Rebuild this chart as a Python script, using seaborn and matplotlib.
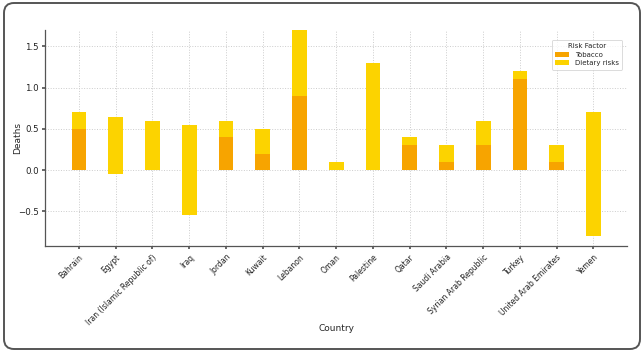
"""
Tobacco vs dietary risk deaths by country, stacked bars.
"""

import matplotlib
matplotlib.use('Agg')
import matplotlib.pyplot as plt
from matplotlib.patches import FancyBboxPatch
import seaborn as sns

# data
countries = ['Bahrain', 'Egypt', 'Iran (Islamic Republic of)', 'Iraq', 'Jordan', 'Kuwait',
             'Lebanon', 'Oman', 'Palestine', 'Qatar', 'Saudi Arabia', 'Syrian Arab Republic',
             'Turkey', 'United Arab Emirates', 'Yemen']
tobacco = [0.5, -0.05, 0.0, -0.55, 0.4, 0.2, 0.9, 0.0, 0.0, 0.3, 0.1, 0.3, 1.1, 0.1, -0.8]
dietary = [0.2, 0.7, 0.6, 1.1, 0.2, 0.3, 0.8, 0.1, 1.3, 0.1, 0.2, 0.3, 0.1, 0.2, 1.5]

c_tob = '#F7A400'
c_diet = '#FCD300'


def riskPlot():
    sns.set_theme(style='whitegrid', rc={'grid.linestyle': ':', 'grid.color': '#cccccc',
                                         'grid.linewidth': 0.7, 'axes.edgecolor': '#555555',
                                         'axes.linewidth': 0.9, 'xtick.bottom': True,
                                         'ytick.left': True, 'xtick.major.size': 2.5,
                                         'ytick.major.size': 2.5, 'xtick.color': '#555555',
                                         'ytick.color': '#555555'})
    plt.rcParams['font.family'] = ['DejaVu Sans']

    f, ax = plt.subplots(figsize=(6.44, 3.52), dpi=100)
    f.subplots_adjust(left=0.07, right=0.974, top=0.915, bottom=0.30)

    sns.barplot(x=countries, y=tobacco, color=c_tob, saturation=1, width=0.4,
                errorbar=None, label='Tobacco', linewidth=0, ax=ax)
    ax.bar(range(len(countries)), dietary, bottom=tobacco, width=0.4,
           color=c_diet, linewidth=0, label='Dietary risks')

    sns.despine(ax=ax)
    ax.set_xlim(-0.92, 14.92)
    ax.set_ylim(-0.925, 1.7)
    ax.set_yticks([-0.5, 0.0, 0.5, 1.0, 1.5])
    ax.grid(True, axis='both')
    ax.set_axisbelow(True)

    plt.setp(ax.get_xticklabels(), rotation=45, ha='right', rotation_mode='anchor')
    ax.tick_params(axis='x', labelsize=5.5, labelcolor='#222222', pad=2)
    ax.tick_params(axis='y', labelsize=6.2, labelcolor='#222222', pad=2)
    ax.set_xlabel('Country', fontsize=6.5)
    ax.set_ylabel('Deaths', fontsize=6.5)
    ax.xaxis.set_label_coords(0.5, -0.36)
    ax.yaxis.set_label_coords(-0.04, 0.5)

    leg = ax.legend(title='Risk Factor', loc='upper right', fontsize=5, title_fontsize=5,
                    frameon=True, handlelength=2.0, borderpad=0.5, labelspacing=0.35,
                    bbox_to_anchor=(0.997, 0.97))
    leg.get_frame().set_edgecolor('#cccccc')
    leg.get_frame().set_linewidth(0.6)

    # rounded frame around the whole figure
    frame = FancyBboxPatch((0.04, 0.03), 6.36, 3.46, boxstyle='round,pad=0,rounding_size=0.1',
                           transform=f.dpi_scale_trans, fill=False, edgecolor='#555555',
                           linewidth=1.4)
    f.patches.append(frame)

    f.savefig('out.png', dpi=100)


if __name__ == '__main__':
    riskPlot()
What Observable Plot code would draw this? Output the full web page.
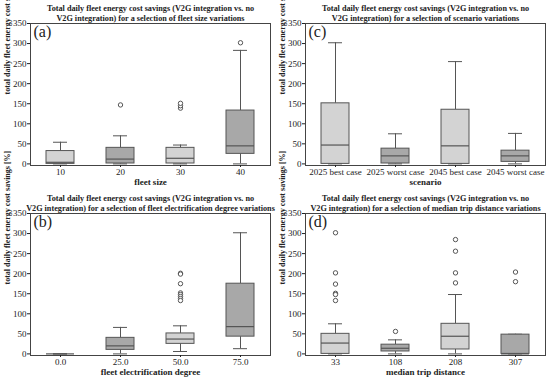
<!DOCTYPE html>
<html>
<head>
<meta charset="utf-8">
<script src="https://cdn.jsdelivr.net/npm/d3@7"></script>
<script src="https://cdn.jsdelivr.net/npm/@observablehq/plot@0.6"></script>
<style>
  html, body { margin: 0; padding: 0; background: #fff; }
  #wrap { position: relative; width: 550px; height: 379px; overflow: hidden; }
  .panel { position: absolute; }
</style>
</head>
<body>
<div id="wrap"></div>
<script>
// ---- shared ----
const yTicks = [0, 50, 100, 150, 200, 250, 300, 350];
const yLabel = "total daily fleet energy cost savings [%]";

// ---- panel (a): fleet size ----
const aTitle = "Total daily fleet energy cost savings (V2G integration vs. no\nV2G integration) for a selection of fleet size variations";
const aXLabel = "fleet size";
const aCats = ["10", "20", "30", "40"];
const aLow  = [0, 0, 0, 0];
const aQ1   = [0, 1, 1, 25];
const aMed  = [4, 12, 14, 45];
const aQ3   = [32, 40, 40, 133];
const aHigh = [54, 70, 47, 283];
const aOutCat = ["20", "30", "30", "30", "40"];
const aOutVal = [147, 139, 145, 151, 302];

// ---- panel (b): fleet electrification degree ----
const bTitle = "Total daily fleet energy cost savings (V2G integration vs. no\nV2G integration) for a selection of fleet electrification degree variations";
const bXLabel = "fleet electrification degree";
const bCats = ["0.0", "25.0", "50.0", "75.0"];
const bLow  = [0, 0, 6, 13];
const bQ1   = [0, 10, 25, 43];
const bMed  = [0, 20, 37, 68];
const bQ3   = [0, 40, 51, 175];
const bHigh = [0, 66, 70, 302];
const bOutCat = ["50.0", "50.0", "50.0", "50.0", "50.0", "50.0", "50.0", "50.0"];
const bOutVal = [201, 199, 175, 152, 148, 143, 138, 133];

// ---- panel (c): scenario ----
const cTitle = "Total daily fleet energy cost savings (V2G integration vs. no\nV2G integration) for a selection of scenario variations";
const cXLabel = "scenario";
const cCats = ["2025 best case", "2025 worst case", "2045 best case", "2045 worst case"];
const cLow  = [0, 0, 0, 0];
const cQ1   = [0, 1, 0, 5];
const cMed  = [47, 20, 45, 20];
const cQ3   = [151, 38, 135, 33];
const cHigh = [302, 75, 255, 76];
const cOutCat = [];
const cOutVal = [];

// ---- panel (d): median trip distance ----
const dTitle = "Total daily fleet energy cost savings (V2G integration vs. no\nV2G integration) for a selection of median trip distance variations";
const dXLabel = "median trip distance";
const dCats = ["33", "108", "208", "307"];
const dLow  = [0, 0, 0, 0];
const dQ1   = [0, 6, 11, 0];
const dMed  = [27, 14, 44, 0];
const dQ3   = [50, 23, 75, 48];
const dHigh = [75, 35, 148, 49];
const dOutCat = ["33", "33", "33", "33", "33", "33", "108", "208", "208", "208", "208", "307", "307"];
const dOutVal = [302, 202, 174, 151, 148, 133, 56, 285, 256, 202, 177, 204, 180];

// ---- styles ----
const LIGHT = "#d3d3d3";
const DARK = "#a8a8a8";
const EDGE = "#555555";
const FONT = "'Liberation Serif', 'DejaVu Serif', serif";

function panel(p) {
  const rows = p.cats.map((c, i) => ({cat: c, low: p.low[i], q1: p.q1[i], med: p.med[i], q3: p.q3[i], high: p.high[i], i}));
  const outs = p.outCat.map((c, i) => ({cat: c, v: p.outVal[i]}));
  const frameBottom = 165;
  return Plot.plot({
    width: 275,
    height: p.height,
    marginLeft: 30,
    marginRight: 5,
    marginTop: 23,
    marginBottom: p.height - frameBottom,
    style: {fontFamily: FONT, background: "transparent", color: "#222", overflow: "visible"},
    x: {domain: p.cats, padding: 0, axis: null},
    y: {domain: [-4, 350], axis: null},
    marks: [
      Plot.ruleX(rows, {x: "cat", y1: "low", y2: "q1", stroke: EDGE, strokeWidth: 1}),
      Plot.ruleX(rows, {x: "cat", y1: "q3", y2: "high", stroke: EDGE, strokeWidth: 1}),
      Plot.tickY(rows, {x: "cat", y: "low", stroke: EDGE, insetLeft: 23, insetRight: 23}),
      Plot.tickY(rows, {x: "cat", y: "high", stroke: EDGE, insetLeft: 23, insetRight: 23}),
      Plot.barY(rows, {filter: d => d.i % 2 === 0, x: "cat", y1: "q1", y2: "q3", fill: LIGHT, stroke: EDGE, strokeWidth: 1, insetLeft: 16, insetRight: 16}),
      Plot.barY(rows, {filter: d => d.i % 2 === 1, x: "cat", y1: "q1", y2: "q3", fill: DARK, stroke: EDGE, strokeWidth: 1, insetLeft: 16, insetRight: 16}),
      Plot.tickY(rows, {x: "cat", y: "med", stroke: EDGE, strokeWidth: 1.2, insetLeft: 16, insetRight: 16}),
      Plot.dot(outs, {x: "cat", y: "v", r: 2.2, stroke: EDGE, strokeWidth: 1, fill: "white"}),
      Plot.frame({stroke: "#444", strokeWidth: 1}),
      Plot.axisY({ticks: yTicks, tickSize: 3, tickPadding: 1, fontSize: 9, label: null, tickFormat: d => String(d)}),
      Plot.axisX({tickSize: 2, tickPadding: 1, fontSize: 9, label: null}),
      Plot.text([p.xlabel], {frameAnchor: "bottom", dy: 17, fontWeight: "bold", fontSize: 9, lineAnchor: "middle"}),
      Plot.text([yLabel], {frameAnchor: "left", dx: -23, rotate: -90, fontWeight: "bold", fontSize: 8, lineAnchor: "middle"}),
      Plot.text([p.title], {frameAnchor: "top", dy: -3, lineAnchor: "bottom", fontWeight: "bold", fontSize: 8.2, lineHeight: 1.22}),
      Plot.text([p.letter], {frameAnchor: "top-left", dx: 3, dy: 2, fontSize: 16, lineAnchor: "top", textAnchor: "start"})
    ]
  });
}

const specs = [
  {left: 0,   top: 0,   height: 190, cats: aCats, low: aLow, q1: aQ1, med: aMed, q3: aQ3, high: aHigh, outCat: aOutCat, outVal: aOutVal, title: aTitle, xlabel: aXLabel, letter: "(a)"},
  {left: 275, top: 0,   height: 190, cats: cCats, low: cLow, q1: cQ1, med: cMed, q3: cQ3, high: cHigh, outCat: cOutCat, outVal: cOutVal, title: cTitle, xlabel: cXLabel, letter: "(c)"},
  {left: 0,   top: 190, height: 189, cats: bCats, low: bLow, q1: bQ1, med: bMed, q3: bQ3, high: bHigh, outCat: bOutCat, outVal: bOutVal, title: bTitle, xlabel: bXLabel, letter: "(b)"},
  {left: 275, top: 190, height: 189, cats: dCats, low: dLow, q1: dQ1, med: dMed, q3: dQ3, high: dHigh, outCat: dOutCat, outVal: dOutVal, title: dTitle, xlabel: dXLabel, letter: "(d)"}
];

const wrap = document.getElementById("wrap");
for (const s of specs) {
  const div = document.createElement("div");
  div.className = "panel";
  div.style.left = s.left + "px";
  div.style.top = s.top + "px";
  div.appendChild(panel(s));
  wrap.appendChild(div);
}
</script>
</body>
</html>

────────

Exercise goal:
In the records above, locate the lines holding the word "matplotlib". Copy each of them.

Response:
Rebuild this chart as a Python script, using seaborn and matplotlib.
import matplotlib
matplotlib.use('Agg')
import matplotlib.pyplot as plt
from matplotlib.patches import FancyBboxPatch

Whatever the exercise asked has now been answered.